Data shown
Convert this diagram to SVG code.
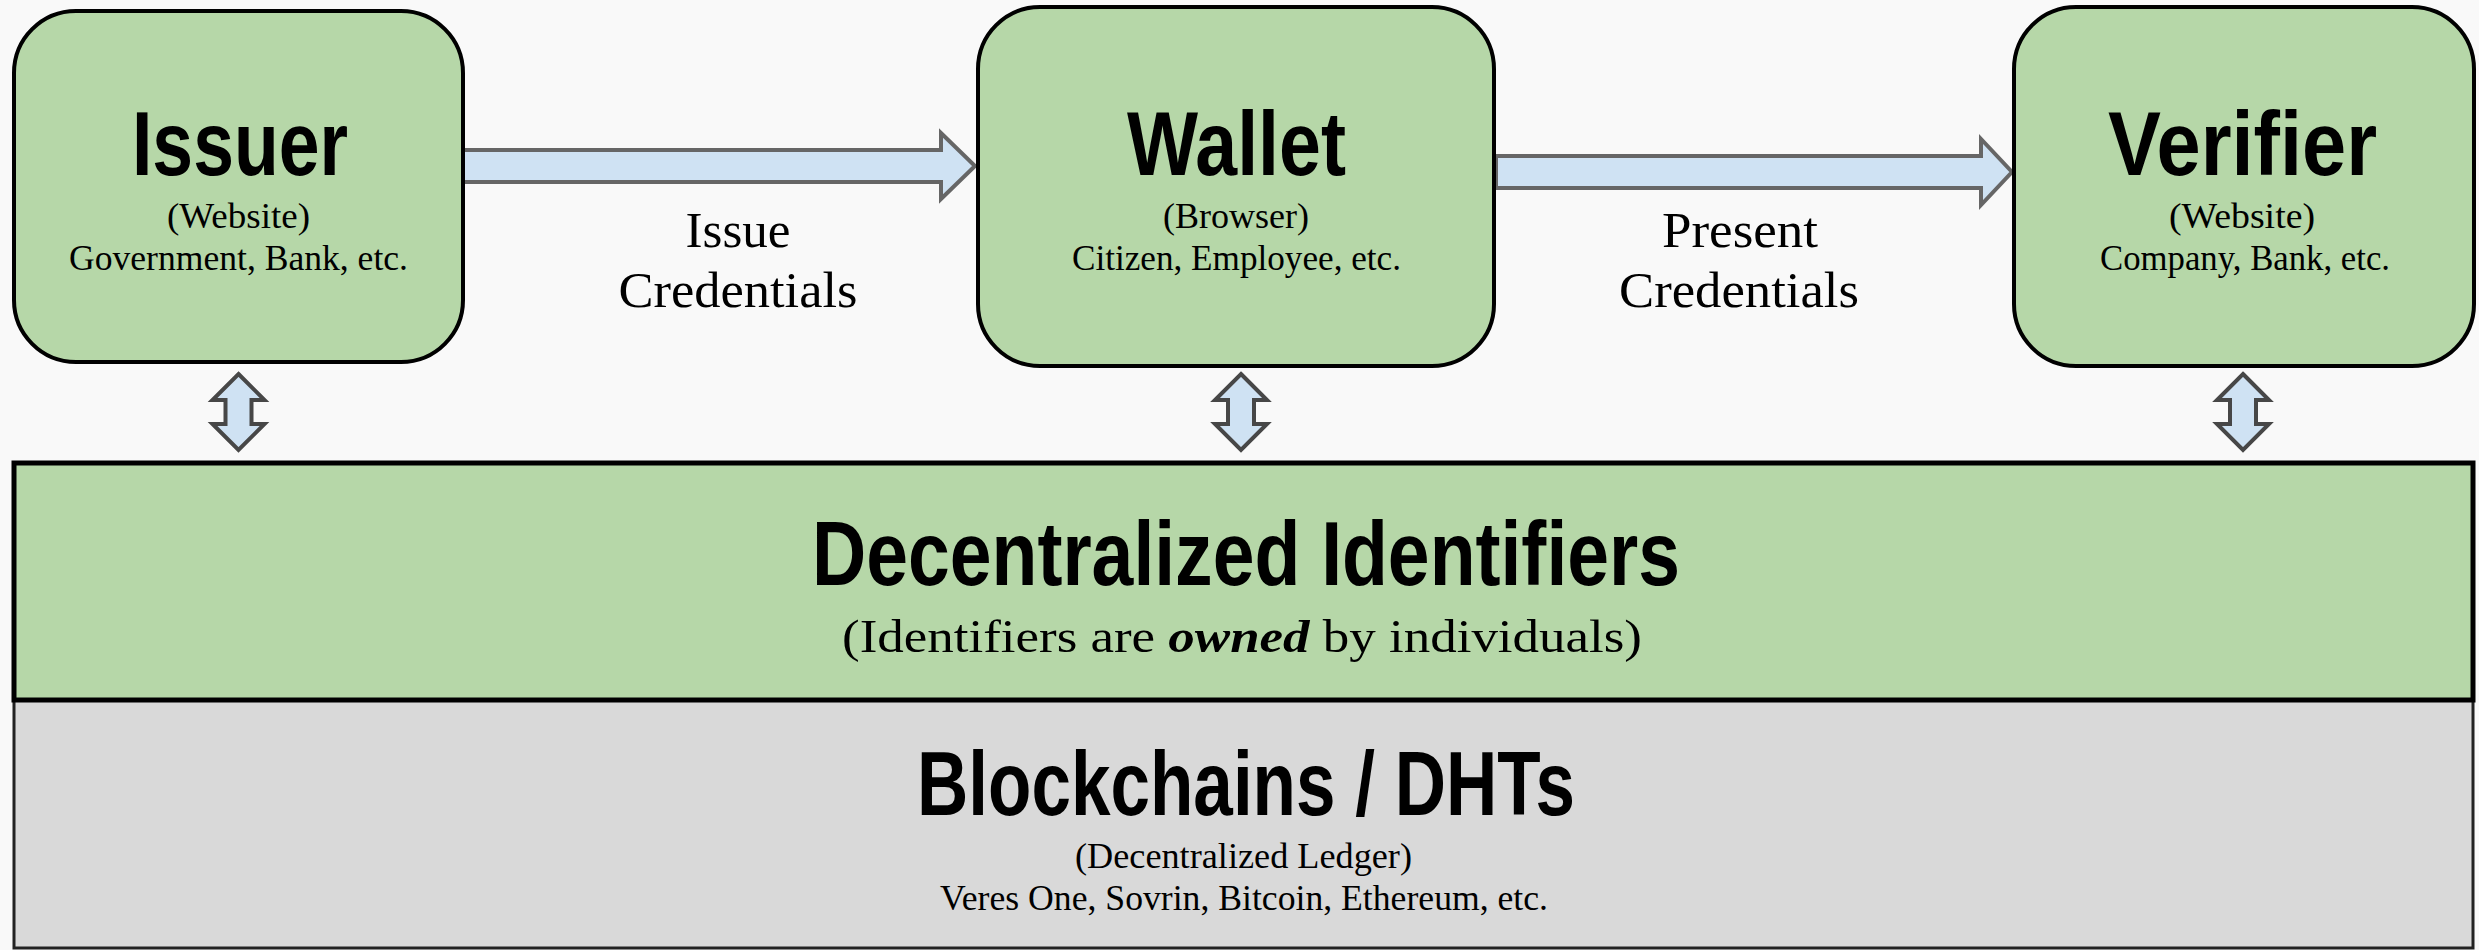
<svg xmlns="http://www.w3.org/2000/svg" width="2479" height="950" viewBox="0 0 2479 950">
<style>
.box{fill:#b6d7a8;stroke:#000;stroke-width:4}
.title{font-family:"Liberation Sans Narrow","Liberation Sans",sans-serif;font-weight:bold;font-size:91px;fill:#000;text-anchor:middle}
.sub{font-family:"Liberation Serif",serif;font-size:35px;fill:#000;text-anchor:middle}
.lbl{font-family:"Liberation Serif",serif;font-size:51px;fill:#000;text-anchor:middle}
.harrow{fill:#cfe2f3;stroke:#666;stroke-width:4;stroke-linejoin:miter}
.varrow{fill:#cfe2f3;stroke:#474747;stroke-width:4;stroke-linejoin:miter}
</style>
<rect x="0" y="0" width="2479" height="950" fill="#f9f9f9"/>

<g id="connectors">
  <polygon class="harrow" points="462,150 941,150 941,133 975,166 941,199 941,182 462,182"/>
  <polygon class="harrow" points="1496,156 1981,156 1981,139 2012,172 1981,205 1981,188 1496,188"/>
  <polygon class="varrow" points="238.5,374 264.5,400 251.5,400 251.5,424 264.5,424 238.5,450 212.5,424 225.5,424 225.5,400 212.5,400"/>
  <polygon class="varrow" points="1241,374 1267,400 1254,400 1254,424 1267,424 1241,450 1215,424 1228,424 1228,400 1215,400"/>
  <polygon class="varrow" points="2243,374 2269,400 2256,400 2256,424 2269,424 2243,450 2217,424 2230,424 2230,400 2217,400"/>
  <text class="lbl" x="738" y="247" textLength="105" lengthAdjust="spacingAndGlyphs">Issue</text>
  <text class="lbl" x="738" y="307" textLength="239" lengthAdjust="spacingAndGlyphs">Credentials</text>
  <text class="lbl" x="1740" y="247" textLength="156" lengthAdjust="spacingAndGlyphs">Present</text>
  <text class="lbl" x="1739" y="307" textLength="240" lengthAdjust="spacingAndGlyphs">Credentials</text>
</g>

<g id="issuer">
  <rect class="box" x="14" y="11" width="449" height="351" rx="62" ry="62"/>
  <text class="title" x="240" y="175" textLength="216" lengthAdjust="spacingAndGlyphs">Issuer</text>
  <text class="sub" x="238.5" y="228" textLength="143" lengthAdjust="spacingAndGlyphs">(Website)</text>
  <text class="sub" x="238.5" y="270" textLength="339" lengthAdjust="spacingAndGlyphs">Government, Bank, etc.</text>
</g>

<g id="wallet">
  <rect class="box" x="978" y="7" width="516" height="359" rx="62" ry="62"/>
  <text class="title" x="1236.5" y="175" textLength="219" lengthAdjust="spacingAndGlyphs">Wallet</text>
  <text class="sub" x="1236" y="228" textLength="146" lengthAdjust="spacingAndGlyphs">(Browser)</text>
  <text class="sub" x="1236.5" y="270" textLength="329" lengthAdjust="spacingAndGlyphs">Citizen, Employee, etc.</text>
</g>

<g id="verifier">
  <rect class="box" x="2014" y="7" width="460" height="359" rx="62" ry="62"/>
  <text class="title" x="2242.5" y="175" textLength="269" lengthAdjust="spacingAndGlyphs">Verifier</text>
  <text class="sub" x="2242" y="228" textLength="146" lengthAdjust="spacingAndGlyphs">(Website)</text>
  <text class="sub" x="2245" y="270" textLength="290" lengthAdjust="spacingAndGlyphs">Company, Bank, etc.</text>
</g>

<g id="blockchains">
  <rect x="14" y="700" width="2459" height="248" fill="#d9d9d9" stroke="#222" stroke-width="3"/>
  <text class="title" x="1246" y="815" textLength="658" lengthAdjust="spacingAndGlyphs">Blockchains / DHTs</text>
  <text class="sub" x="1243.5" y="868" textLength="337" lengthAdjust="spacingAndGlyphs">(Decentralized Ledger)</text>
  <text class="sub" x="1244" y="910" textLength="608" lengthAdjust="spacingAndGlyphs">Veres One, Sovrin, Bitcoin, Ethereum, etc.</text>
</g>

<g id="decentralized-identifiers">
  <rect x="14" y="463" width="2459" height="237" fill="#b6d7a8" stroke="#000" stroke-width="5"/>
  <text class="title" x="1246" y="585" textLength="868" lengthAdjust="spacingAndGlyphs">Decentralized Identifiers</text>
  <text class="sub" x="1242" y="652" style="font-size:47px" textLength="800" lengthAdjust="spacingAndGlyphs">(Identifiers are <tspan font-weight="bold" font-style="italic">owned</tspan> by individuals)</text>
</g>
</svg>
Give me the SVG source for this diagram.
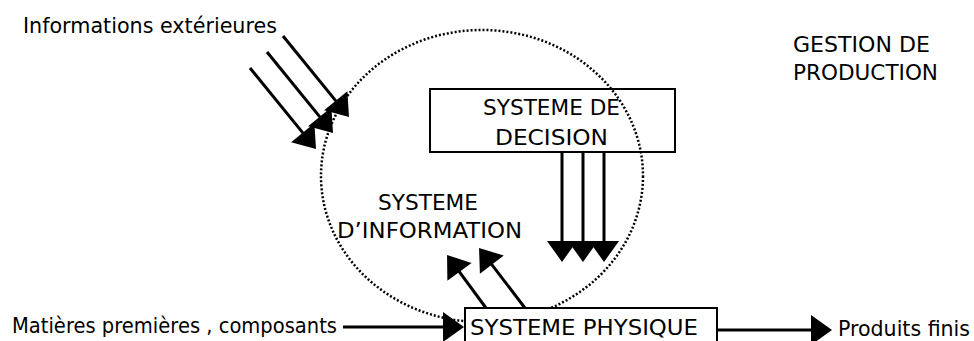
<svg xmlns="http://www.w3.org/2000/svg" width="974" height="341" viewBox="0 0 974 341">
<style>
text{font-family:"DejaVu Sans","Liberation Sans",sans-serif;font-size:21px;fill:#000}
.box{stroke:#000;stroke-width:2}
.ln{stroke:#000;stroke-width:3;fill:none;marker-end:url(#ah)}
.dot{fill:none;stroke:#000;stroke-width:2.5;stroke-dasharray:2 2}
</style>
<defs>
<marker id="ah" markerUnits="userSpaceOnUse" markerWidth="22" markerHeight="32" refX="15" refY="15" orient="auto" overflow="visible">
<path d="M0,0 L21,15 L0,30 z" fill="#000"/>
</marker>
</defs>
<rect width="974" height="341" fill="#fff"/>
<g id="gestion-label">
<text x="793" y="52" textLength="137" lengthAdjust="spacingAndGlyphs">GESTION DE</text>
<text x="793" y="80" textLength="145" lengthAdjust="spacingAndGlyphs">PRODUCTION</text>
</g>
<g id="systeme-information">
<ellipse class="dot" cx="482" cy="176" rx="161" ry="146"/>
<text x="378" y="210" textLength="100" lengthAdjust="spacingAndGlyphs">SYSTEME</text>
<text x="337" y="238" textLength="185" lengthAdjust="spacingAndGlyphs">D’INFORMATION</text>
</g>
<g id="systeme-decision">
<rect class="box" x="430" y="89" width="245" height="63" fill="none"/>
<text x="483" y="115" textLength="137" lengthAdjust="spacingAndGlyphs">SYSTEME DE</text>
<text x="495" y="145" textLength="113" lengthAdjust="spacingAndGlyphs">DECISION</text>
</g>
<g id="informations-exterieures">
<text x="23" y="33" textLength="254" lengthAdjust="spacingAndGlyphs">Informations extérieures</text>
</g>
<g id="matieres">
<text x="12" y="333" textLength="325" lengthAdjust="spacingAndGlyphs">Matières premières , composants</text>
</g>
<g id="produits-finis">
<text x="838" y="336" textLength="132" lengthAdjust="spacingAndGlyphs">Produits finis</text>
</g>
<g id="connectors">
<line class="ln" x1="250" y1="68" x2="312.2" y2="144.4"/>
<line class="ln" x1="267" y1="52" x2="329.2" y2="128.4"/>
<line class="ln" x1="283" y1="36" x2="345.2" y2="112.4"/>
<line class="ln" x1="562" y1="152" x2="562" y2="256"/>
<line class="ln" x1="583" y1="152" x2="583" y2="256"/>
<line class="ln" x1="604" y1="152" x2="604" y2="256"/>
<line class="ln" x1="486" y1="308" x2="450.6" y2="259.8"/>
<line class="ln" x1="525" y1="308" x2="482.7" y2="252.7"/>
<line class="ln" x1="343" y1="327" x2="458" y2="327"/>
<line class="ln" x1="718" y1="330" x2="826" y2="330"/>
</g>
<g id="systeme-physique">
<rect class="box" x="465" y="308" width="252" height="40" fill="#fff"/>
<text x="470" y="335" textLength="228" lengthAdjust="spacingAndGlyphs">SYSTEME PHYSIQUE</text>
</g>
</svg>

To be done
The data above needs to be retyped exactly, with the images left out.

Answer below
Convert this diagram to SVG code.
<svg xmlns="http://www.w3.org/2000/svg" width="2479" height="950" viewBox="0 0 2479 950">
<style>
.box{fill:#b6d7a8;stroke:#000;stroke-width:4}
.title{font-family:"Liberation Sans Narrow","Liberation Sans",sans-serif;font-weight:bold;font-size:91px;fill:#000;text-anchor:middle}
.sub{font-family:"Liberation Serif",serif;font-size:35px;fill:#000;text-anchor:middle}
.lbl{font-family:"Liberation Serif",serif;font-size:51px;fill:#000;text-anchor:middle}
.harrow{fill:#cfe2f3;stroke:#666;stroke-width:4;stroke-linejoin:miter}
.varrow{fill:#cfe2f3;stroke:#474747;stroke-width:4;stroke-linejoin:miter}
</style>
<rect x="0" y="0" width="2479" height="950" fill="#f9f9f9"/>

<g id="connectors">
  <polygon class="harrow" points="462,150 941,150 941,133 975,166 941,199 941,182 462,182"/>
  <polygon class="harrow" points="1496,156 1981,156 1981,139 2012,172 1981,205 1981,188 1496,188"/>
  <polygon class="varrow" points="238.5,374 264.5,400 251.5,400 251.5,424 264.5,424 238.5,450 212.5,424 225.5,424 225.5,400 212.5,400"/>
  <polygon class="varrow" points="1241,374 1267,400 1254,400 1254,424 1267,424 1241,450 1215,424 1228,424 1228,400 1215,400"/>
  <polygon class="varrow" points="2243,374 2269,400 2256,400 2256,424 2269,424 2243,450 2217,424 2230,424 2230,400 2217,400"/>
  <text class="lbl" x="738" y="247" textLength="105" lengthAdjust="spacingAndGlyphs">Issue</text>
  <text class="lbl" x="738" y="307" textLength="239" lengthAdjust="spacingAndGlyphs">Credentials</text>
  <text class="lbl" x="1740" y="247" textLength="156" lengthAdjust="spacingAndGlyphs">Present</text>
  <text class="lbl" x="1739" y="307" textLength="240" lengthAdjust="spacingAndGlyphs">Credentials</text>
</g>

<g id="issuer">
  <rect class="box" x="14" y="11" width="449" height="351" rx="62" ry="62"/>
  <text class="title" x="240" y="175" textLength="216" lengthAdjust="spacingAndGlyphs">Issuer</text>
  <text class="sub" x="238.5" y="228" textLength="143" lengthAdjust="spacingAndGlyphs">(Website)</text>
  <text class="sub" x="238.5" y="270" textLength="339" lengthAdjust="spacingAndGlyphs">Government, Bank, etc.</text>
</g>

<g id="wallet">
  <rect class="box" x="978" y="7" width="516" height="359" rx="62" ry="62"/>
  <text class="title" x="1236.5" y="175" textLength="219" lengthAdjust="spacingAndGlyphs">Wallet</text>
  <text class="sub" x="1236" y="228" textLength="146" lengthAdjust="spacingAndGlyphs">(Browser)</text>
  <text class="sub" x="1236.5" y="270" textLength="329" lengthAdjust="spacingAndGlyphs">Citizen, Employee, etc.</text>
</g>

<g id="verifier">
  <rect class="box" x="2014" y="7" width="460" height="359" rx="62" ry="62"/>
  <text class="title" x="2242.5" y="175" textLength="269" lengthAdjust="spacingAndGlyphs">Verifier</text>
  <text class="sub" x="2242" y="228" textLength="146" lengthAdjust="spacingAndGlyphs">(Website)</text>
  <text class="sub" x="2245" y="270" textLength="290" lengthAdjust="spacingAndGlyphs">Company, Bank, etc.</text>
</g>

<g id="blockchains">
  <rect x="14" y="700" width="2459" height="248" fill="#d9d9d9" stroke="#222" stroke-width="3"/>
  <text class="title" x="1246" y="815" textLength="658" lengthAdjust="spacingAndGlyphs">Blockchains / DHTs</text>
  <text class="sub" x="1243.5" y="868" textLength="337" lengthAdjust="spacingAndGlyphs">(Decentralized Ledger)</text>
  <text class="sub" x="1244" y="910" textLength="608" lengthAdjust="spacingAndGlyphs">Veres One, Sovrin, Bitcoin, Ethereum, etc.</text>
</g>

<g id="decentralized-identifiers">
  <rect x="14" y="463" width="2459" height="237" fill="#b6d7a8" stroke="#000" stroke-width="5"/>
  <text class="title" x="1246" y="585" textLength="868" lengthAdjust="spacingAndGlyphs">Decentralized Identifiers</text>
  <text class="sub" x="1242" y="652" style="font-size:47px" textLength="800" lengthAdjust="spacingAndGlyphs">(Identifiers are <tspan font-weight="bold" font-style="italic">owned</tspan> by individuals)</text>
</g>
</svg>
Give me the SVG source for this diagram.
<svg xmlns="http://www.w3.org/2000/svg" width="974" height="341" viewBox="0 0 974 341">
<style>
text{font-family:"DejaVu Sans","Liberation Sans",sans-serif;font-size:21px;fill:#000}
.box{stroke:#000;stroke-width:2}
.ln{stroke:#000;stroke-width:3;fill:none;marker-end:url(#ah)}
.dot{fill:none;stroke:#000;stroke-width:2.5;stroke-dasharray:2 2}
</style>
<defs>
<marker id="ah" markerUnits="userSpaceOnUse" markerWidth="22" markerHeight="32" refX="15" refY="15" orient="auto" overflow="visible">
<path d="M0,0 L21,15 L0,30 z" fill="#000"/>
</marker>
</defs>
<rect width="974" height="341" fill="#fff"/>
<g id="gestion-label">
<text x="793" y="52" textLength="137" lengthAdjust="spacingAndGlyphs">GESTION DE</text>
<text x="793" y="80" textLength="145" lengthAdjust="spacingAndGlyphs">PRODUCTION</text>
</g>
<g id="systeme-information">
<ellipse class="dot" cx="482" cy="176" rx="161" ry="146"/>
<text x="378" y="210" textLength="100" lengthAdjust="spacingAndGlyphs">SYSTEME</text>
<text x="337" y="238" textLength="185" lengthAdjust="spacingAndGlyphs">D’INFORMATION</text>
</g>
<g id="systeme-decision">
<rect class="box" x="430" y="89" width="245" height="63" fill="none"/>
<text x="483" y="115" textLength="137" lengthAdjust="spacingAndGlyphs">SYSTEME DE</text>
<text x="495" y="145" textLength="113" lengthAdjust="spacingAndGlyphs">DECISION</text>
</g>
<g id="informations-exterieures">
<text x="23" y="33" textLength="254" lengthAdjust="spacingAndGlyphs">Informations extérieures</text>
</g>
<g id="matieres">
<text x="12" y="333" textLength="325" lengthAdjust="spacingAndGlyphs">Matières premières , composants</text>
</g>
<g id="produits-finis">
<text x="838" y="336" textLength="132" lengthAdjust="spacingAndGlyphs">Produits finis</text>
</g>
<g id="connectors">
<line class="ln" x1="250" y1="68" x2="312.2" y2="144.4"/>
<line class="ln" x1="267" y1="52" x2="329.2" y2="128.4"/>
<line class="ln" x1="283" y1="36" x2="345.2" y2="112.4"/>
<line class="ln" x1="562" y1="152" x2="562" y2="256"/>
<line class="ln" x1="583" y1="152" x2="583" y2="256"/>
<line class="ln" x1="604" y1="152" x2="604" y2="256"/>
<line class="ln" x1="486" y1="308" x2="450.6" y2="259.8"/>
<line class="ln" x1="525" y1="308" x2="482.7" y2="252.7"/>
<line class="ln" x1="343" y1="327" x2="458" y2="327"/>
<line class="ln" x1="718" y1="330" x2="826" y2="330"/>
</g>
<g id="systeme-physique">
<rect class="box" x="465" y="308" width="252" height="40" fill="#fff"/>
<text x="470" y="335" textLength="228" lengthAdjust="spacingAndGlyphs">SYSTEME PHYSIQUE</text>
</g>
</svg>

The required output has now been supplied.